The Economic Experts survey, a quarterly study conducted by the Ifo Institute and the Swiss Economic Policy Institute, shows that experts from around the world expect inflation rates to remain above central banks’ targets. Ifo researcher Niklas Potrafke concludes that “due to these stagnating inflation expectations, central banks could hold back on further interest rate cuts.” Worldwide, inflation could reach 4% in 2024, 3.9 % next year and 3.6 % in 2027. Inflation expectations for 2024 in Western Europe (2.5%) and North America (2.7%) are well below the global average. For 2027, experts still expect 2.1% in Western Europe and 2.4% in North America. In other parts of Europe, inflation expectations for 2027 are higher: 2.7% for Northern Europe, 3% for Southern Europe, and 5.9% for Eastern Europe. Among the regions with particularly high inflation expectations of more than 20% are South America and large parts of Africa.

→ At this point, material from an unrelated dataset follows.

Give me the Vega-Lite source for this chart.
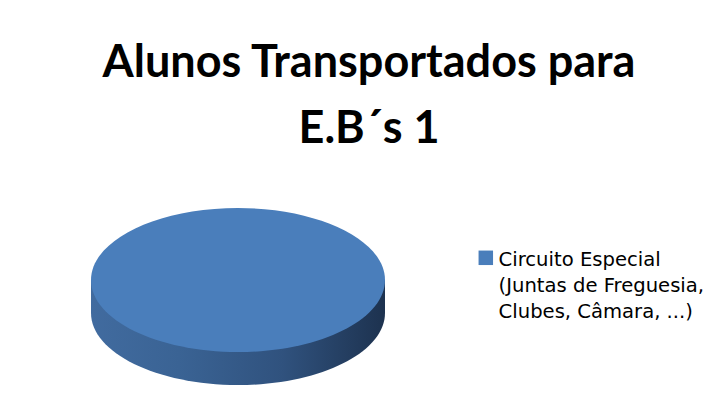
{
  "$schema": "https://vega.github.io/schema/vega-lite/v6.json",
  "width": 296,
  "height": 177,
  "autosize": "none",
  "padding": {"left": 90, "top": 208, "right": 332, "bottom": 27},
  "background": "white",
  "title": {
    "text": ["Alunos Transportados para", "E.B´s 1"],
    "font": "Lato",
    "fontSize": 45,
    "fontWeight": "bold",
    "color": "#000000",
    "lineHeight": 66,
    "anchor": "middle",
    "frame": "group",
    "dx": 131,
    "offset": 11,
    "baseline": "bottom"
  },
  "data": {
    "values": [
      {"categoria": "Circuito Especial (Juntas de Freguesia, Clubes, Câmara, ...)", "percentagem": 100}
    ]
  },
  "layer": [
    {
      "mark": {
        "type": "point",
        "shape": "M -1 -0.112 L -1 0.1125 A 1 0.49 0 0 0 1 0.1125 L 1 -0.112 Z",
        "size": 86436,
        "filled": true,
        "opacity": 1,
        "strokeWidth": 0,
        "fill": {
          "gradient": "linear",
          "x1": 0, "y1": 0, "x2": 1, "y2": 0,
          "stops": [
            {"offset": 0, "color": "#416b9f"},
            {"offset": 0.3, "color": "#3a6394"},
            {"offset": 0.65, "color": "#30527e"},
            {"offset": 1, "color": "#1d324f"}
          ]
        }
      },
      "encoding": {}
    },
    {
      "mark": {
        "type": "point",
        "shape": "M -1 -0.112 A 1 0.49 0 1 1 1 -0.112 A 1 0.49 0 1 1 -1 -0.112 Z",
        "size": 86436,
        "filled": true,
        "opacity": 1,
        "strokeWidth": 0
      },
      "encoding": {
        "color": {
          "field": "categoria",
          "type": "nominal",
          "scale": {"range": ["#4a7ebb"]},
          "legend": {
            "orient": "none",
            "legendX": 386,
            "legendY": 40,
            "title": null,
            "symbolType": "square",
            "symbolSize": 210,
            "symbolStrokeWidth": 0,
            "labelFont": "DejaVu Sans",
            "labelFontSize": 19.6,
            "labelColor": "#000000",
            "labelLimit": 0,
            "labelOffset": 3,
            "labelBaseline": "top",
            "labelExpr": "[slice(datum.label, 0, 17), slice(datum.label, 18, 39), slice(datum.label, 40)]"
          }
        },
        "tooltip": [
          {"field": "categoria", "type": "nominal"},
          {"field": "percentagem", "type": "quantitative"}
        ]
      }
    }
  ],
  "config": {
    "view": {"stroke": null},
    "style": {
      "guide-label": {"dy": -7, "lineHeight": 26}
    }
  }
}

Czech National Bank (CNB) board member Holub explained why he dissented at the September 25 monetary policy meeting. At that meeting, the CNB decided to cut the policy rate by 25 bps to 4.25%. Holub voted for a 50 bps reduction. Holub’s risk assessment is slightly more anti-inflationary while the Board in general sees risks to meeting the inflation target as mainly balanced. Current inflation and the near target outlook combined with moderate downside risks, according to Holub allow a forward looking approach to monetary policy with the focus on the medium term. Finetuning on the basis of incoming data is less appropriate given lags in the transmission of policy. At the same time, the economy is developing below potential and is recovering slowly. Fiscal policy has been restrictive throughout the year, hampering the economic recovery, in particular household consumption. Fed and ECB cuts are reducing the risk of a significant weakening of the korona even as domestic demand is weak. In this context, Holub sees risks that the negative effects of an excessively tight monetary policy would result in lower growth and inflation easing below target. Holub still votes at the November 7 meeting, but leaves the board in December. KBC expects the CNB to cut rates at the 3 upcoming meetings to 3.5% in February when a longer pause might kick in or what even might be the’ low’ of the cycle.